Now he doesn't know what to tell his wife, a house painter who has seen her own business fall.

And it's always painful to tell employees such as accounts payable secretary Sara Ladines there won't be work for her after Friday.

Ladines has a 19-month-old girl and 6-month-old boy. She bursts into tears every so often at the office, worried about paying the rent on her 'Ewa Beach apartment.

Hickox believes the layoffs are necessary to keep the company going through the strike. But delivering the news tears at him.

"It makes me sad," he said. "And in the same sense, very angry."

Reach Dan Nakaso at dnakaso@honoluluadvertiser.com or 525-8085.

• • •

Governor sees deal not far off

Gov. Linda Lingle believes the sides in O'ahu's concrete strike are not that far apart.

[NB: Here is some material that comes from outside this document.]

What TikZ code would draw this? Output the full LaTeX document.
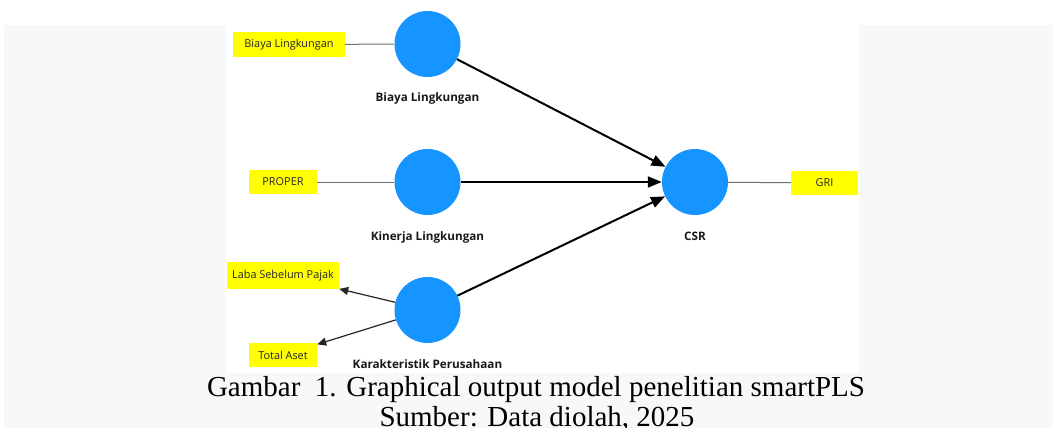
\documentclass[tikz,border=0pt]{standalone}
\usepackage{fontspec}
\setmainfont{Liberation Serif}
\newfontfamily\plsfont{Open Sans}
\usetikzlibrary{arrows.meta}
\definecolor{plsblue}{RGB}{22,148,255}
\definecolor{plsyellow}{RGB}{255,255,0}
\definecolor{panelgray}{RGB}{247,248,250}
\definecolor{indgray}{RGB}{110,110,110}
\tikzset{
  construct/.style={circle, fill=plsblue, minimum size=66pt, inner sep=0pt},
  indicator/.style={rectangle, fill=plsyellow, inner sep=0pt, font=\plsfont\fontsize{10.9}{12}\selectfont, text=black!85},
  clabel/.style={font=\plsfont\bfseries\fontsize{11.7}{13}\selectfont, anchor=base, text=black!90},
  indline/.style={draw=indgray, line width=1pt},
  pathline/.style={draw=black, line width=2pt, -{Triangle[length=14pt,width=11pt]}},
  outline/.style={draw=black!85, line width=1.2pt, -{Triangle[length=9pt,width=8pt]}},
  caption/.style={font=\fontsize{29}{31}\selectfont, anchor=base, inner sep=0pt}
}
\begin{document}
\begin{tikzpicture}[x=1pt,y=-1pt]
\useasboundingbox (0,0) rectangle (1053,428);
\fill[white] (0,0) rectangle (1053,428);
\fill[panelgray] (4,25) rectangle (226,373);
\fill[panelgray] (859,25) rectangle (1053,373);
\fill[panelgray] (4,373) rectangle (1053,428);

% constructs
\node[construct] (bl) at (427.5,44) {};
\node[construct] (kl) at (427.5,182) {};
\node[construct] (kp) at (427.5,310) {};
\node[construct] (csr) at (695,182) {};

\node[clabel] (blL) at (427.5,102) {Biaya Lingkungan};
\node[clabel] (klL) at (427.5,240) {Kinerja Lingkungan};
\node[clabel] (kpL) at (427.5,368) {Karakteristik Perusahaan};
\node[clabel] (csrL) at (695,240) {CSR};

% indicators
\node[indicator, minimum width=112pt, minimum height=25pt] (i1) at (289,44.5) {Biaya Lingkungan};
\node[indicator, minimum width=68pt, minimum height=24pt] (i2) at (283,182) {PROPER};
\node[indicator, minimum width=112pt, minimum height=27pt] (i3) at (283,275.5) {Laba Sebelum Pajak};
\node[indicator, minimum width=68pt, minimum height=24pt] (i4) at (283,355) {Total Aset};
\node[indicator, minimum width=67pt, minimum height=24pt] (i5) at (824.5,183) {GRI};

% connectors
\draw[indline] (i1) -- (bl);
\draw[indline] (i2) -- (kl);
\draw[indline] (csr) -- (i5);
\draw[outline] (kp) -- (i3);
\draw[outline] (kp) -- (i4);
\draw[pathline] (bl) -- (csr);
\draw[pathline] (kl) -- (csr);
\draw[pathline] (kp) -- (csr);

% caption
\node[caption] (cap1) at (536,396) {Gambar\ \ 1. Graphical output model penelitian smartPLS};
\node[caption] (cap2) at (537,426) {Sumber: Data diolah, 2025};
\end{tikzpicture}
\end{document}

Lingle's chief of staff, Bob Awana, has met with officials from Ameron Hawaii and Hawaiian Cement, as well as leaders of Hawai'i Teamsters and Allied Workers Local 996, the governor said. And she believes her office has a better understanding of the issues than has been made public.

"My impression is that they're not that far apart," Lingle said last night. "And it gives me hope they're going to be able to work it out."

Hawai'i's governor should not get involved in a labor dispute unless it presents "an imminent threat to the health and safety of the community," Lingle said.

But she worries about the jobs being lost because of the 14-day-old strike.

Last night, a major contractor told Lingle business at lunch wagons has fallen and construction workers aren't taking their families out to restaurants.

The strike, Lingle said, "affects everybody."